Taichi was someone who was meant to be a hero. Had been one when it counted. It is not the first time since transforming that Koushirou wonders if the universe had been on a holiday when it chose him instead.

In the dimly lit bakery, Taichi's smile is one that challenges an August sun and it sets Koushirou's skin ablaze when it turns on him. He can understand the way deers fall stalk still when caught dead on by such a brilliant light. Taichi's eyes droop down and come back up to linger on his face. "Did you just wake up?"

"Yes," Koushirou replies. His voice sounds too high and he flushes. The realization crashes on him a moment later and Koushirou touches the top of his head, his imagination probably more generous than the actual state of his hair. "No!"

Taichi's smile drops. He glances at Koushirou's mother for a moment. She busies herself arranging the day old bread by the counter in no particular layout. Taichi turns back to him.

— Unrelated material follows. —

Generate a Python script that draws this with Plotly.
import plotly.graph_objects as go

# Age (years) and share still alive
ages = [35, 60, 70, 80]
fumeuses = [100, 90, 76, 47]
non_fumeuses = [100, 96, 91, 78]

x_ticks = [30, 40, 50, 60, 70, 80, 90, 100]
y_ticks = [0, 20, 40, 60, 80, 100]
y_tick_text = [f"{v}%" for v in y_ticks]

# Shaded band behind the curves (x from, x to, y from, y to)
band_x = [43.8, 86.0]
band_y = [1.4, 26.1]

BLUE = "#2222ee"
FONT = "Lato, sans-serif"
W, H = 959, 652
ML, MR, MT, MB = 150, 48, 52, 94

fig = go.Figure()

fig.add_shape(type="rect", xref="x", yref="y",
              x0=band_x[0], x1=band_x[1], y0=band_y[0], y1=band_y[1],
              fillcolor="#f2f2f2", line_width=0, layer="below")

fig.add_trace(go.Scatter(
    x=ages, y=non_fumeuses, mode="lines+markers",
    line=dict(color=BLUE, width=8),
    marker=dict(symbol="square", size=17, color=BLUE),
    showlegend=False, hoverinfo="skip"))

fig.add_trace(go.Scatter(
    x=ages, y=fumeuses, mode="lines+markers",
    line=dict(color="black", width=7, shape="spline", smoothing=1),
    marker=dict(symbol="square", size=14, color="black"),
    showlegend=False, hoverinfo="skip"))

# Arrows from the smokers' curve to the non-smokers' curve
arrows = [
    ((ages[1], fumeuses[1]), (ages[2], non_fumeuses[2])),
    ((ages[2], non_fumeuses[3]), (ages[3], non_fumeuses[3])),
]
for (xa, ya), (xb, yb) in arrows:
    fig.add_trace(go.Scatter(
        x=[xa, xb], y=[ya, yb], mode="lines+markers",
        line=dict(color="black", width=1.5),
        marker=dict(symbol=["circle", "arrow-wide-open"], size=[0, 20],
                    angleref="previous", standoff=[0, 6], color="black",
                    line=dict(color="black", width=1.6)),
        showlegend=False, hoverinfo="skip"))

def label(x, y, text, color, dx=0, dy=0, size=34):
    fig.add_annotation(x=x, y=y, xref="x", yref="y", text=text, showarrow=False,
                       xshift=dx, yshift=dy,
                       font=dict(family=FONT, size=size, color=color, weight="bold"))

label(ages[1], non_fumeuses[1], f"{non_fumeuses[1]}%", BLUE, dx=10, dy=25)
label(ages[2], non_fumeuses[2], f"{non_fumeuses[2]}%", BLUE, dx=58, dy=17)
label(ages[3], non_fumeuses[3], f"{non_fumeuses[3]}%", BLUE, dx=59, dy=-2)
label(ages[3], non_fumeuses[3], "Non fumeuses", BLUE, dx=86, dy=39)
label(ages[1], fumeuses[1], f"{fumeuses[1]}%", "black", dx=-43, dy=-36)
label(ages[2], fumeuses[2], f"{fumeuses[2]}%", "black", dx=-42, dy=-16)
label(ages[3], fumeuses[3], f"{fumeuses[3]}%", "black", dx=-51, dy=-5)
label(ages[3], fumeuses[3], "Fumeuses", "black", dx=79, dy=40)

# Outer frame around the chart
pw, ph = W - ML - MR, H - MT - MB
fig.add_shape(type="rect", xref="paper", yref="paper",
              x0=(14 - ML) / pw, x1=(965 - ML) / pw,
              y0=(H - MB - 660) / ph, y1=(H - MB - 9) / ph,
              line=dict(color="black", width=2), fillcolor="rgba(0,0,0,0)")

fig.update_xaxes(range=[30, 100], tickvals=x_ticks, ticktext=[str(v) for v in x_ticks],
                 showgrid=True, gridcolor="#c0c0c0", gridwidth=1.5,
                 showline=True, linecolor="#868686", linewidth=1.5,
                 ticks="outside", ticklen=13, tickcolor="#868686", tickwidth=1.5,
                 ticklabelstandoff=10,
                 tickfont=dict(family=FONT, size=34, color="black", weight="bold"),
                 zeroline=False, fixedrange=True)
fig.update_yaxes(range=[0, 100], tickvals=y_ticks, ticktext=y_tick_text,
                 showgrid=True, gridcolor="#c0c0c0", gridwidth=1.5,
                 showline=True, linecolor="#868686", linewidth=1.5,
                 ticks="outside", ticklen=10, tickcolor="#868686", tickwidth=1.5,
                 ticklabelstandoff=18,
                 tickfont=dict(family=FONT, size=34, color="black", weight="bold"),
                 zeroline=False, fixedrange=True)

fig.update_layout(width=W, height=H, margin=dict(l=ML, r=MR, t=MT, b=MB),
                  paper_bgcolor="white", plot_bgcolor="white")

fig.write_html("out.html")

"They're nice pajamas, by the way," he says. It sounds so kind, so genuine coming from him. And if it were anyone but Taichi in his house complimenting him, looking so ungodly attractive in his running sweats, Koushirou might have accepted it graciously.

Upstairs the kettle belts out a high pitched scream. He has never felt such camaraderie before in his life, but Koushirou chases the whistle up the stairs, shouting an apology behind him.

He manages to click off the burner before hustling back in to his room, slumping against the door as if barricading it against an assailant. The thumping in his chest doesn't seem to notice any difference.

"Is everything okay?" Tentomon asks him, nervously fluttering above his head.

Koushirou exhales. "Tell me, Tentomon," he pleads, "if we transformed right now, could I erase everyone's memories of the last hour?"

Tentomon buzzes in the air. Koshirou imagines him with eyebrows and how tightly they'd be pressed together, wonders if bugs could even get wrinkles. "I apologize, Koushirou," he comes back with, "that is not how it operates."

"How unconstructive!" Koushirou groans, thumping his head against the door. "I can't even save myself."

Notes:

This will, in theory, be a series of interconnected one shots exploring the world of Digimon through the lense of Koushirou Izumi being the Miraculous Hero, Ladybug-- as inspiration strikes. Pieces may be added outside of chronological order.